> Written request
Write out, word for word, every line from the first one through the line that holds "0.270, 0.217, 0.166]", and nothing else; skip the pictures.

------ Dataset section

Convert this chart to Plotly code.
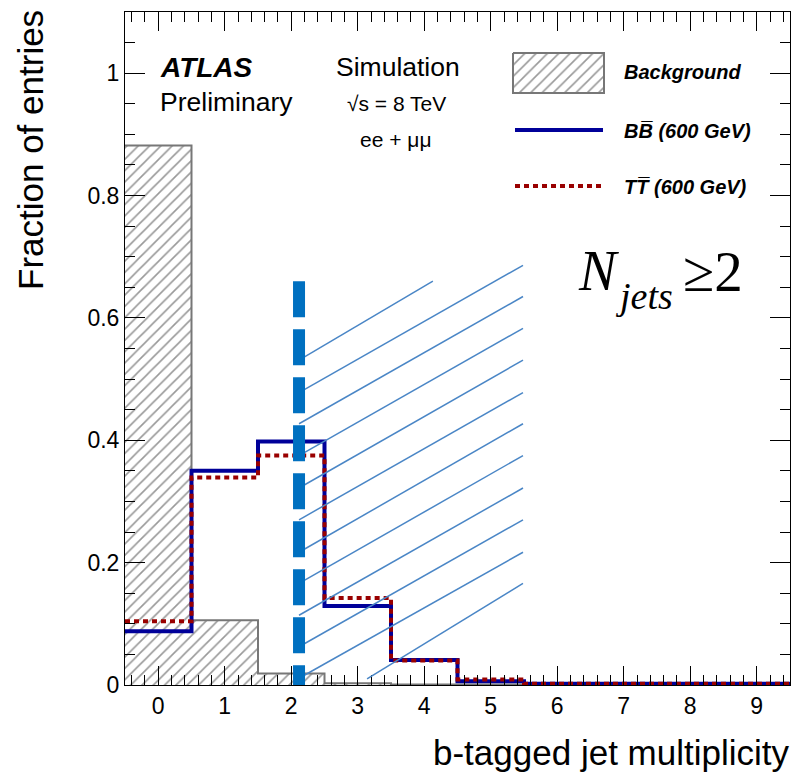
import plotly.graph_objects as go

# ---------------- data ----------------
bin_edges = [-0.5, 0.5, 1.5, 2.5, 3.5, 4.5, 5.5, 6.5, 7.5, 8.5, 9.5]
tick_labels = ["0", "1", "2", "3", "4", "5", "6", "7", "8", "9"]
background = [0.882, 0.106, 0.019, 0.003, 0.001, 0.001, 0.0, 0.0, 0.0, 0.0]
bb_600 = [0.088, 0.350, 0.398, 0.129, 0.041, 0.006, 0.002, 0.002, 0.002, 0.002]
tt_600 = [0.104, 0.339, 0.375, 0.142, 0.040, 0.009, 0.002, 0.002, 0.002, 0.002]

# hand-drawn overlay (dashed cut line + hatched region), in data units
cut_x = 2.117
cut_y_top = 0.660
hatch_x0 = [2.117] * 11 + [3.14]
hatch_y0 = [0.531, 0.478, 0.427, 0.375, 0.322, 0.270, 0.217, 0.166, 0.114, 0.0625, 0.011, 0.010]
hatch_x1 = [4.13] + [5.485] * 11
hatch_y1 = [0.660, 0.686, 0.635, 0.583, 0.531, 0.478, 0.427, 0.375, 0.322, 0.270, 0.217, 0.166]

FONT = "Liberation Sans, Arial, Helvetica, sans-serif"
SERIF = "Liberation Serif, Times New Roman, serif"
BLUE = "#000099"
RED = "#990000"
GRAY = "#777777"
HATCH = dict(shape="/", fgcolor="#333333", bgcolor="white", size=8, solidity=0.2)

# plot area in pixels (for placing decorations)
PL, PR, PT, PB = 125, 790, 12, 685


def step(vals):
    return list(vals) + [vals[-1]]


def px(x):
    return (x - PL) / (PR - PL)


def py(y):
    return (PB - y) / (PB - PT)


fig = go.Figure()

fig.add_trace(go.Scatter(
    x=bin_edges, y=step(background), mode="lines", line_shape="hv",
    line=dict(color=GRAY, width=2), fill="tozeroy", fillcolor="white",
    fillpattern=HATCH, showlegend=False, hoverinfo="skip"))
fig.add_trace(go.Scatter(
    x=bin_edges, y=step(bb_600), mode="lines", line_shape="hv",
    line=dict(color=BLUE, width=4), showlegend=False))
fig.add_trace(go.Scatter(
    x=bin_edges, y=step(tt_600), mode="lines", line_shape="hv",
    line=dict(color=RED, width=4, dash="5px,4px"), showlegend=False))

# legend hatched box on pixel overlay axes
fig.add_trace(go.Scatter(
    x=[513, 604, 604, 513, 513], y=[53, 53, 93, 93, 53], xaxis="x2", yaxis="y2",
    mode="lines", line=dict(color=GRAY, width=2), fill="toself", fillcolor="white",
    fillpattern=HATCH, showlegend=False, hoverinfo="skip"))

shapes = []
for a, b, c, d in zip(hatch_x0, hatch_y0, hatch_x1, hatch_y1):
    shapes.append(dict(type="line", xref="x", yref="y", x0=a, y0=b, x1=c, y1=d,
                       line=dict(color="#4a86c6", width=1.5)))
shapes.append(dict(type="line", xref="x", yref="y", x0=cut_x, y0=cut_y_top, x1=cut_x, y1=0,
                   line=dict(color="#0070c0", width=12, dash="36px,12px")))
shapes.append(dict(type="line", xref="x2", yref="y2", x0=515, x1=603, y0=130, y1=130,
                   line=dict(color=BLUE, width=4)))
shapes.append(dict(type="line", xref="x2", yref="y2", x0=515, x1=603, y0=186, y1=186,
                   line=dict(color=RED, width=4, dash="5px,4px")))

ann = []


def txt(s, x, y, size, xanchor="left", yanchor="middle", family=FONT, angle=0):
    ann.append(dict(text=s, x=px(x), y=py(y), xref="paper", yref="paper", showarrow=False,
                    xanchor=xanchor, yanchor=yanchor, textangle=angle,
                    font=dict(family=family, size=size, color="black")))


txt("<b><i>ATLAS</i></b>", 158, 67, 28)
txt("Preliminary", 158, 102, 26.5)
txt("Simulation", 334, 67, 26.5)
txt("√s = 8 TeV", 396, 104, 21, xanchor="center")
txt("ee + μμ", 396, 139, 21, xanchor="center")
txt("<b><i>Background</i></b>", 622, 72, 20)
txt("<b><i>BB\u0305 (600 GeV)</i></b>", 622, 131, 20)
txt("<b><i>TT\u0305 (600 GeV)</i></b>", 622, 187, 20)
txt("<i>N</i>", 576, 271, 56, family=SERIF)
txt("<i>jets</i>", 613, 296, 38, family=SERIF)
txt("≥2", 681, 271, 57, family=SERIF)
txt("Fraction of entries", 30, 8, 35, xanchor="center", yanchor="top", angle=-90)
txt("b-tagged jet multiplicity", 791, 752, 35, xanchor="right")

fig.update_layout(
    width=792, height=772,
    margin=dict(l=PL, r=792 - PR, t=PT, b=772 - PB),
    paper_bgcolor="white", plot_bgcolor="white",
    showlegend=False,
    font=dict(family=FONT, size=23, color="black"),
    xaxis=dict(range=[-0.5, 9.5], tickvals=list(range(10)), ticktext=tick_labels,
               ticks="inside", ticklen=19, tickwidth=1, tickcolor="black",
               minor=dict(dtick=0.2, tick0=0, ticks="inside", ticklen=10, tickcolor="black"),
               showline=True, linecolor="black", linewidth=1, mirror="allticks",
               showgrid=False, zeroline=False, tickfont=dict(size=23)),
    yaxis=dict(range=[0, 1.1], dtick=0.2, tick0=0,
               ticks="inside", ticklen=20, tickwidth=1, tickcolor="black",
               minor=dict(dtick=0.05, tick0=0, ticks="inside", ticklen=10, tickcolor="black"),
               showline=True, linecolor="black", linewidth=1, mirror="allticks",
               showgrid=False, zeroline=False, tickfont=dict(size=23)),
    xaxis2=dict(overlaying="x", range=[PL, PR], visible=False, fixedrange=True),
    yaxis2=dict(overlaying="y", range=[PB, PT], visible=False, fixedrange=True),
    shapes=shapes,
    annotations=ann,
)

fig.write_html("out.html")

------------

> Task result
Convert this chart to Plotly code.
import plotly.graph_objects as go

# ---------------- data ----------------
bin_edges = [-0.5, 0.5, 1.5, 2.5, 3.5, 4.5, 5.5, 6.5, 7.5, 8.5, 9.5]
tick_labels = ["0", "1", "2", "3", "4", "5", "6", "7", "8", "9"]
background = [0.882, 0.106, 0.019, 0.003, 0.001, 0.001, 0.0, 0.0, 0.0, 0.0]
bb_600 = [0.088, 0.350, 0.398, 0.129, 0.041, 0.006, 0.002, 0.002, 0.002, 0.002]
tt_600 = [0.104, 0.339, 0.375, 0.142, 0.040, 0.009, 0.002, 0.002, 0.002, 0.002]

# hand-drawn overlay (dashed cut line + hatched region), in data units
cut_x = 2.117
cut_y_top = 0.660
hatch_x0 = [2.117] * 11 + [3.14]
hatch_y0 = [0.531, 0.478, 0.427, 0.375, 0.322, 0.270, 0.217, 0.166, 0.114, 0.0625, 0.011, 0.010]
hatch_x1 = [4.13] + [5.485] * 11
hatch_y1 = [0.660, 0.686, 0.635, 0.583, 0.531, 0.478, 0.427, 0.375, 0.322, 0.270, 0.217, 0.166]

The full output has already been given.